When imaging a crash test, the X-rays are aimed through the vehicle from above. Meanwhile, an electronic X-ray detector is placed underneath the vehicle to capture the X-rays as they pass through. Just as light must be captured by a camera to create a photo, the X-rays must be captured after passing through the vehicle to get an image of what’s happening inside. Thin areas of the vehicle absorb less X-ray radiation, while denser areas absorb more. The intensity of the radiation hitting the detector determines the grey level of each part of the image.
As a guide, think of an X-ray of a human arm. The flesh shows up light grey because some X-rays pass through. Bone shows up brighter white as it’s denser, and lets less X-rays pass. Meanwhile, the air around the arm lets all the X-rays through, so shows up black.

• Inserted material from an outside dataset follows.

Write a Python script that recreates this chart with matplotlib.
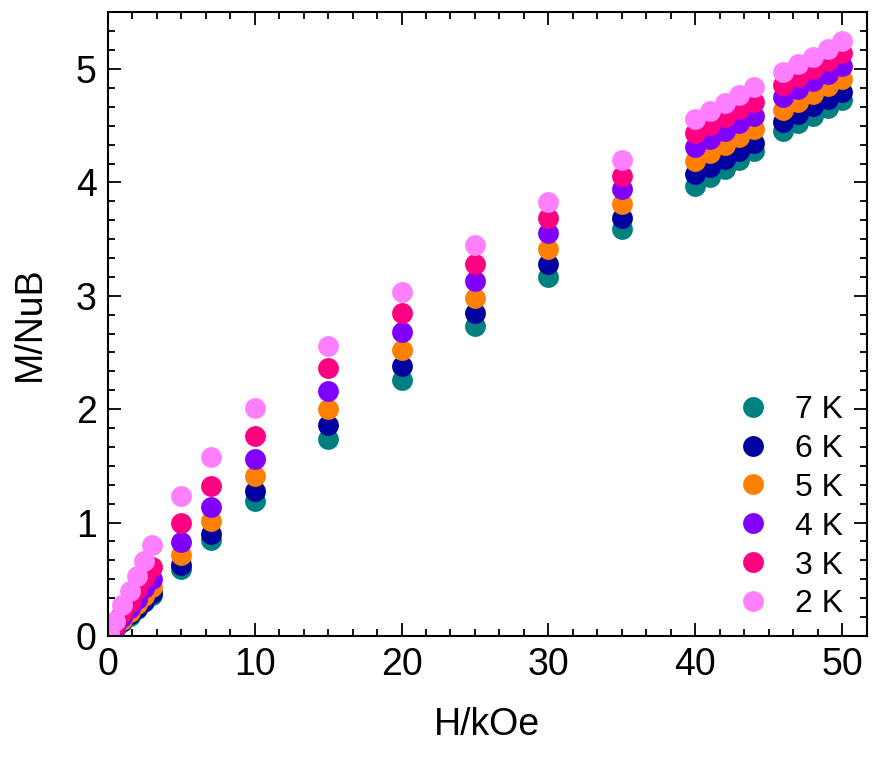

It’s much the same when X-raying a vehicle, but the detector is tuned so that the black-to-white range is matched to the metals and plastics used in the vehicle’s construction. It’s similar to how airport security staff alter the contrast of their luggage scanners when inspecting baggage. The X-rays produced are of high enough energy that they can pass through the vehicle’s materials, allowing engineers to see inside complex structures.
Combine a bunch of these images taken in quick succession, and engineers can get additional insight into what happens to vehicle structures during a crash. Traditionally, engineers would only be able to look inside a structure after a crash by X-raying it manually or cutting it open. However, with this method, it’s possible to see what’s going on inside in slow motion.
You might imagine there are radiation concerns around this practice, and you’d be correct. X-rays are high enough in energy that it’s important to limit one’s exposure to them, particularly if working around them regularly. Experts at Fraunhofer EMI implemented a rigorous safety scheme in this regard. Employees working on the project wear special dosimeters to ensure they don’t exceed safe exposure levels. The tests also take place in a building with a thick concrete wall to ensure others in the area are not unduly exposed.
As work continues to make vehicles safer than before, it makes sense that new tools would be useful in support of this work. The X-ray system by Mercedes-Benz is an innovative idea that could serve its engineers well in better understanding how cars behave in collisions.
Image credits: Mercedes-Benz
Those are some incredibly cool images. Also, one of the few words of German I know is ‘bremsstrahlung’, which means ‘x-rays’.
(lit. ‘braking radiation’ because you create x-rays by firing electrons at a lump of metal, and as they slam to a halt all that energy becomes an x-ray. Very appropriate for this context).
PS, thanks for using the full name of the manufacturer in the headline, so I didn’t immediately jump to the conclusion that Mercedes Streeter is now a super-villain firing death rays from her fingertips 😉
Nice! I just listened to Crash Test Dummies- mmm mmm mmm mmm
This is wasteful, Mercedes is going to use up the world’s supply of x-rays on a bunch of empty cars.
Do the dummies have artificial bones? Asking for a friend here.
Nah, the bones are natural. Just the skin is artificial.
Firing rays at a car that knows it’s in danger seems like the way a comic book would give us a superpowered car hero or villain. (Maybe there’d be a technician who somehow merged with the car, too.)
So let’s crank this up to maximum power and see what happens.
This seems like a good use. Don’t they already use a scaled up version of this on border checks?
Also I just wanted to make a joke that in David’s XJ, he had the ability to do CAT scans.